2014 schätzte der Bund selbst das Sparpotenzial auf 300 bis 400 Millionen Franken – bei jährlichen Prämienzahlungen von damals über 24 Milliarden.

Werden dadurch die Prämien günstiger?

Gemäss der Comparis-Umfrage müssten die monatlichen Kosten 10 Prozent tiefer ausfallen, um die Bevölkerung zufriedenzustellen. Das ist kaum realistisch, sagte Krankenkassen-Experte Felix Schneuwly (63), gegenüber Blick. «5 Prozent der Prämien sind Verwaltungskosten der Krankenkassen. Selbst wenn die Einheitskasse gratis arbeitete, würde das 10-Prozent-Ziel bei weitem nicht erreicht.»

SP-Ständerat Hurni verspricht sich weitere Kostensenkungen, weil die Abrechnungen der Ärzte und Spitäler besser kontrolliert werden können. Doch ob das reicht, um die Kosten wirklich stark zu senken, darf bezweifelt werden. Dafür bräuchte es wohl mehr Verzicht bei den Gesundheitsleistungen, sagt Comparis-Experte Schneuwly.

Stimmen wir bald über eine Einheitskasse ab?

Nein. Zwar plant die SP eine neue Initiative zur Einheitskasse.
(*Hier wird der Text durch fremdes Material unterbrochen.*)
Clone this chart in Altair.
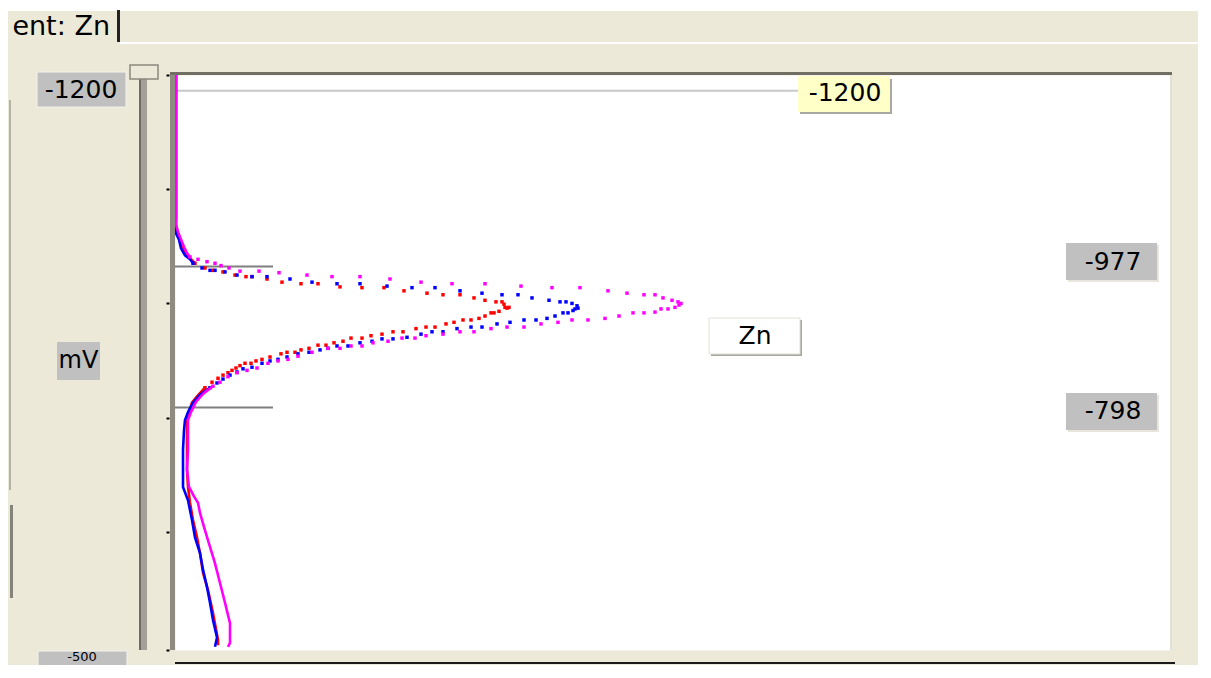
import altair as alt
import pandas as pd

# ---------------- data (current in arbitrary units, potential in mV) ----------------
SERIES = ["Scan 1", "Scan 2", "Scan 3"]
COLORS = ["#FF0000", "#0000FF", "#FF00FF"]

# sparse (dotted) part of each voltammogram: (current, potential)
red_dots = [(2.0,-981),(3.0,-975),(3.8,-972),(4.8,-970),(6.0,-966),(7.1,-964),(7.7,-964),(9.2,-961),
            (10.7,-957),(12.6,-955),(14.3,-955),(16.5,-951),(18.7,-950),(20.9,-950),(22.9,-946),
            (25.2,-943),(26.8,-941),(28.5,-941),(29.9,-937),(31.0,-934),(32.1,-932),(32.7,-932),
            (32.9,-929),(33.0,-925),(33.4,-925),(33.2,-924),(32.4,-920),(31.9,-918),(31.6,-918),
            (31.0,-914),(30.4,-911),(29.6,-909),(28.8,-909),(27.9,-906),(27.1,-904),(26.0,-900),
            (25.1,-900),(24.1,-898),(22.8,-894),(21.8,-894),(20.7,-891),(19.6,-889),(18.7,-886),
            (17.6,-886),(16.8,-882),(15.9,-880),(15.1,-877),(14.3,-877),(13.4,-873),(12.6,-871),
            (12.0,-868),(11.2,-868),(10.6,-866),(9.5,-862),(8.7,-859),(8.1,-857),(7.6,-854),
            (7.0,-854),(6.5,-851),(6.1,-848),(5.7,-845),(5.3,-842),(4.8,-839),(4.3,-835),
            (3.7,-830),(3.0,-823)]
blue_dots = [(1.8,-981),(2.7,-975),(3.5,-972),(4.0,-972),(5.0,-970),(6.2,-966),(7.7,-964),(9.2,-964),
             (11.5,-961),(13.7,-957),(16.2,-955),(18.5,-955),(21.2,-952),(23.7,-950),(26.0,-950),
             (28.5,-946),(30.7,-943),(32.7,-941),(34.3,-941),(35.7,-937),(37.4,-934),(38.5,-932),
             (39.1,-932),(39.7,-930),(40.2,-927),(40.3,-924),(40.0,-923),(39.8,-921),(39.3,-918),
             (38.8,-918),(38.0,-914),(37.2,-911),(36.1,-909),(34.9,-909),(33.5,-906),(32.2,-904),
             (30.7,-900),(29.6,-900),(28.2,-898),(26.8,-894),(25.7,-894),(24.6,-891),(23.2,-887),
             (21.8,-885),(20.7,-885),(19.7,-882),(18.5,-880),(17.3,-876),(16.2,-876),(15.3,-873),
             (14.5,-871),(13.4,-868),(12.3,-866),(11.2,-862),(10.3,-859),(9.5,-857),(8.7,-854),
             (7.7,-849),(6.8,-847),(6.2,-843),(5.5,-839),(4.8,-834),(4.2,-829),(3.5,-823)]
magenta_dots = [(1.5,-989),(2.3,-986),(3.2,-983),(4.0,-981),(4.6,-978),(5.4,-975),(6.5,-971),(8.4,-971),
                (10.4,-969),(13.2,-966),(15.7,-964),(18.5,-964),(21.5,-961),(24.6,-957),(27.7,-955),
                (31.0,-955),(34.6,-952),(37.7,-950),(40.5,-950),(43.3,-946),(45.2,-943),(46.9,-941),
                (48.0,-941),(48.8,-937),(49.7,-934),(50.3,-932),(50.6,-930),(50.4,-928),(50.0,-925),
                (49.3,-923),(48.6,-923),(48.0,-919),(46.9,-918),(45.8,-918),(44.4,-914),(43.0,-911),
                (41.3,-909),(39.7,-909),(38.3,-906),(36.6,-904),(34.9,-900),(33.2,-900),(31.6,-898),
                (29.9,-894),(28.5,-894),(26.8,-891),(25.1,-889),(24.0,-886),(22.7,-886),(21.3,-882),
                (19.8,-880),(18.7,-876),(17.6,-876),(16.5,-873),(15.3,-873),(13.7,-868),(12.3,-863),
                (11.3,-859),(10.3,-857),(9.3,-854),(8.2,-848),(7.2,-845),(6.2,-842),(5.3,-837),
                (4.5,-830),(3.8,-825)]

# dense parts (drawn as continuous traces): start of scan and end of scan
red_head = [(0.1,-1220),(0.1,-1030),(0.3,-1017),(0.6,-1007),(0.9,-998),(1.3,-990),(1.7,-985),(2.0,-981)]
blue_head = [(0.1,-1220),(0.1,-1036),(0.0,-1030),(0.1,-1019),(0.4,-1011),(0.6,-1000),(1.0,-991),
             (1.5,-986),(1.8,-981)]
magenta_head = [(0.1,-1220),(0.1,-1030),(0.3,-1021),(0.6,-1011),(0.9,-1002),(1.2,-994),(1.5,-989)]

red_tail = [(3.0,-823),(2.2,-812),(1.7,-804),(1.4,-792),(1.2,-782),(1.2,-757),(1.2,-719),(1.3,-697),
            (1.5,-677),(1.8,-655),(2.2,-633),(2.5,-613),(2.8,-588),(3.3,-566),(3.8,-537),(4.3,-503),
            (4.3,-496)]
blue_tail = [(3.5,-823),(2.5,-814),(1.8,-804),(1.3,-792),(1.0,-782),(0.9,-769),(0.8,-744),(0.8,-719),
             (0.8,-697),(1.3,-680),(1.7,-655),(2.0,-633),(2.5,-613),(2.8,-592),(3.2,-570),(3.5,-550),
             (3.8,-528),(4.2,-506),(4.0,-494)]
magenta_tail = [(3.8,-825),(2.8,-815),(2.1,-805),(1.6,-792),(1.3,-782),(1.3,-744),(1.2,-719),(1.4,-697),
                (1.9,-685),(2.3,-677),(2.5,-664),(3.0,-642),(3.5,-621),(4.0,-600),(4.5,-575),(5.0,-550),
                (5.5,-524),(5.5,-499),(5.3,-494)]

# marker lines: potential, end of line (current)
MARK_POT = [-1200, -977, -798]
MARK_END = [62.3, 9.8, 9.8]
MARK_TEXT = ["-1200", "-977", "-798"]
RANGE_TEXT = ["-1200", "-500"]
UNIT_TEXT = "mV"
ELEMENT_TEXT = "Zn"
TAB_TEXT = "ent: Zn"
Y_TICKS = [-1220, -1075, -930, -785, -640, -490]

# ---------------- chart ----------------
OX, OY = 175, 75          # page position of the plot origin
W, H = 995, 575
FONT = "DejaVu Sans"
DUMMY = alt.Data(values=[{"k": 0}])

xs = alt.Scale(domain=[0, 99.5], nice=False, zero=False)
ys = alt.Scale(domain=[-1220, -490], nice=False, zero=False, reverse=True)
yaxis = alt.Axis(values=Y_TICKS, labels=False, domain=False, ticks=True, tickSize=3,
                 tickWidth=2, tickColor="black", offset=6, grid=False, title="")


def X(f="current"):
    return alt.X(f + ":Q", scale=xs, axis=None)


def Y():
    return alt.Y("potential:Q", scale=ys, axis=yaxis)


def rect(x1, y1, x2, y2, fill, stroke=None, sw=1):
    kw = dict(fill=fill)
    if stroke:
        kw.update(stroke=stroke, strokeWidth=sw)
    else:
        kw.update(strokeWidth=0)
    return alt.Chart(DUMMY).mark_rect(**kw).encode(
        x=alt.value(x1 - OX), x2=alt.value(x2 - OX),
        y=alt.value(y1 - OY), y2=alt.value(y2 - OY))


def label(txt, cx, cy, size=25, align="center", baseline="middle"):
    return alt.Chart(DUMMY).mark_text(text=txt, font=FONT, fontSize=size, color="black",
                                      align=align, baseline=baseline).encode(
        x=alt.value(cx - OX), y=alt.value(cy - OY))


def dots_df(pairs):
    return pd.DataFrame(pairs, columns=["current", "potential"])


def line_df(head, tail):
    rows = []
    for seg, pts in (("head", head), ("tail", tail)):
        for i, (c, p) in enumerate(pts):
            rows.append({"seg": seg, "i": i, "current": c, "potential": p})
    return pd.DataFrame(rows)


layers = []
# window chrome (background)
layers += [
    rect(8, 8, 1198, 11, "#FFFFFF"),
    rect(117, 10, 120, 42, "#222222"),
    rect(120, 42, 1198, 44, "#FFFFFF"),
    rect(9, 100, 11, 490, "#B5B2A5"),
    rect(10, 505, 13, 598, "#85837A"),
    rect(139, 70, 147, 650, "#A3A198"),
    rect(139, 70, 141, 650, "#6E6C64"),
    rect(130, 65, 158, 79, "#ECE9D8", stroke="#8A887E", sw=1.5),
    label(TAB_TEXT, 110, 35, size=27, align="right", baseline="alphabetic"),
    rect(37, 72, 126, 107, "#C0C0C0", stroke="#F4F3EE"),
    label(RANGE_TEXT[0], 81, 90),
    rect(57, 342, 100, 380, "#C0C0C0"),
    label(UNIT_TEXT, 78.5, 361, size=24),
    rect(38, 651, 127, 680, "#C0C0C0", stroke="#F4F3EE"),
    label(RANGE_TEXT[1], 82, 657, size=13),
]

# marker lines
mk = pd.DataFrame({"potential": MARK_POT, "start": [0.0] * 3, "end": MARK_END})
layers.append(alt.Chart(mk.iloc[[0]]).mark_rule(color="#C8C8C8", strokeWidth=2).encode(
    x=X("start"), x2="end:Q", y=Y()))
layers.append(alt.Chart(mk.iloc[1:]).mark_rule(color="#7F7F7F", strokeWidth=2).encode(
    x=X("start"), x2="end:Q", y=Y()))

# voltammograms
for name, col, dots, head, tail in (
        (SERIES[0], COLORS[0], red_dots, red_head, red_tail),
        (SERIES[1], COLORS[1], blue_dots, blue_head, blue_tail),
        (SERIES[2], COLORS[2], magenta_dots, magenta_head, magenta_tail)):
    layers.append(alt.Chart(line_df(head, tail)).mark_line(color=col, strokeWidth=2.6).encode(
        x=X(), y=Y(), detail="seg:N", order=alt.Order("i:Q")))
    layers.append(alt.Chart(dots_df(dots)).mark_square(color=col, size=12, opacity=1).encode(
        x=X(), y=Y()))

# plot frame and labels
layers += [
    rect(170, 72, 175, 650, "#8E8C80"),
    rect(170, 72, 1172, 75, "#716F64"),
    rect(1170, 75, 1172, 650, "#E2DFD4"),
    rect(175, 662, 1175, 664, "#1A1A1A"),
    rect(800, 79, 892, 114, "#A8A8A0"),
    rect(798, 76, 890, 112, "#FFFFC8"),
    label(MARK_TEXT[0], 845, 93),
    rect(1068, 245, 1159, 282, "#E8E6DC"),
    rect(1066, 243, 1157, 280, "#C0C0C0"),
    label(MARK_TEXT[1], 1113, 262),
    rect(1068, 395, 1159, 432, "#E8E6DC"),
    rect(1066, 393, 1157, 430, "#C0C0C0"),
    label(MARK_TEXT[2], 1113, 411),
    rect(711, 320, 802, 356, "#A8A8A0"),
    rect(709, 318, 800, 354, "#FFFFFF", stroke="#E0DED5"),
    label(ELEMENT_TEXT, 755, 336),
]

chart = alt.layer(*layers).properties(
    width=W, height=H,
    background="#ECE9D8",
    autosize=alt.AutoSizeParams(type="none"),
    padding={"left": 167, "top": 67, "right": 28, "bottom": 15},
).configure_view(fill="white", stroke="transparent")

chart.save("out.html", embed_options={"renderer": "svg", "actions": False})
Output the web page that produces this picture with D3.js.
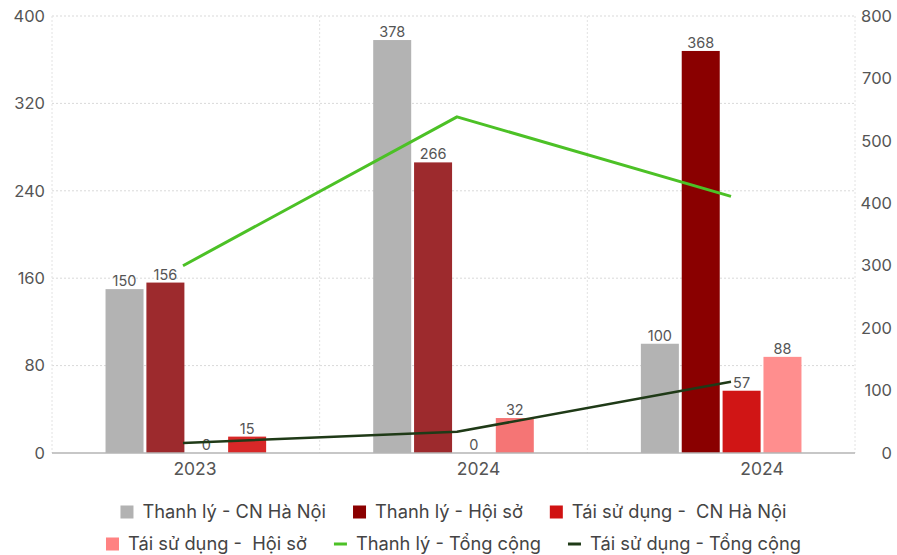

Doch momentan konzentriert man sich auf die Prämienentlastungs-Initiative. «Wir arbeiten momentan am Initiativtext, sind aber noch nicht fertig», sagt Hurni. Geplant ist, dass jeder Kanton oder mehrere kleinere Kantone je eine Kasse anbieten müssen. Spätestens bis 2025 muss der SP-Parteitag über den Initiativtext entscheiden, danach beginnt die Unterschriftensammlung. Bis das Volk also entscheiden kann, dürften noch Jahre vergehen.

Was hat es mit der aktuellen Abstimmung zu tun?

Nichts. Die Prämienentlastungs-Initiative der SP verlangt, dass die individuellen Prämienverbilligungen erhöht werden, die Mitte-Initiative will eine generelle Kostenbremse in die Verfassung schreiben.

Gibt es bereits Pilotversuche?

Noch nicht. Aber der Kanton Genf prescht vor. Im vergangenen Jahr reichte der Kanton einen Vorstoss im Bundesparlament ein, der eine Einheitskasse erlauben soll. Gleichzeitig muss der Staatsrat einen Bericht über Risiken und Chancen einer staatlichen Krankenkasse schreiben, die mit privaten Akteuren konkurriert. Allerdings dürfte Genf in Bern auflaufen: Erst in der Frühjahrssession lehnte das Parlament einen Vorstoss des Kantons Waadt ab, der die Einheitskasse auf kantonaler Ebene einführen wollte.

Haben wir nicht schon mal über die Einheitskasse abgestimmt?

Doch. Viermal stimmte die Bevölkerung bereits darüber ab – nie fand die Einheitskasse eine Mehrheit. Doch waren 2007 ganze 71 Prozent dagegen, waren es 2014 noch rund 62 Prozent.